I have a Storm 2410 and I'm using a Champion RN9YC plug. The other day I had to clean the plug 4 times to get through my driveway. It would just shut off and not restart. I pulled the plug, sprayed it with some carb cleaner and then it would run for another 10-15 minutes. Then I'd have to pull and clean again. Each time it was covered in black soot.
Any ideas?


----------



## Dauntae

Are you running with the choke on? That is showing it is running rich fouling the plug.


----------



## satch222

No. Once it starts, I can turn the choke off. This just started this year. I have had the snowblower since 2009.


----------



## RedOctobyr

That's interesting, often carbs start to run lean, due to getting dirty over time. Suddenly running rich is less-common. 

If the float in the carb was leaking, the fuel level in the carb bowl would be higher, making you run rich. My thought would be to check the carb's float. Make sure there's no sloshing from inside the float, indicating gas in it. And there may be a way to check the carb's float height, a service manual might have a spec for that.


----------



## Kiss4aFrog

:welcome: to SBF satch222

Might be the float in the carb is starting to go bad and allowing the fuel level in the float bowl to be above normal. That would cause it to run rich.

I can't remember off hand if you can tip it on it's side (with low fuel) and reach the float bowl without peeling off the shroud that runs around three sides of the engine. Real PITA. Yes I have one too :devil:

If tilting it and pulling the bowl lets you remove the float you can check it to see or hear if it has fuel in it. Any at all and it's bad. If you're unsure, youtube is your friend on what's involved.
Just remember you're going to have some small parts in there you have to be careful with like the needle.

https://www.google.com/search?q=che...rome..69i57.7567j0j7&sourceid=chrome&ie=UTF-8

.


----------



## Motor City

Is the oil overfilled or the carb float is sticking and filling the crankcase full of gas?


----------



## broo

On my old car, the plugs did get carbon black due to a wrong gap.
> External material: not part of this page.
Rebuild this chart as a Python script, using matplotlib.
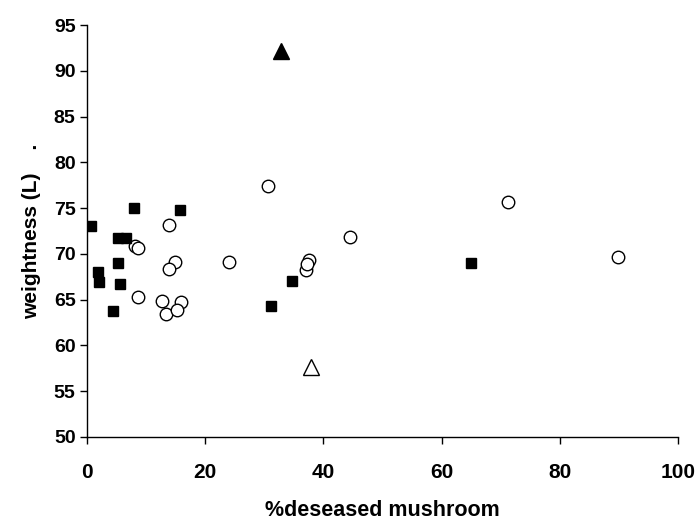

Have you checked it ?

After correcting the gap, I ran a few tanks with a cleaner additive and it's been fine since.


----------



## VirginIASnow

Remember, most snow blowers do not have air filters so maybe something has restricted the carb-intake causing it to run rich.


----------



## tdipaul

.

For a 4 stroke to foul plugs this fast something is very wrong. 

So wrong that there should be TONS of black or blue smoke coming out of the exhaust. 

*Is there? *

If its black Id say either the main jet was enlarged too much or has fallen out! 

Are yopu the original owner of the machine?

If no smoke at all it could be an ignition problem.


----------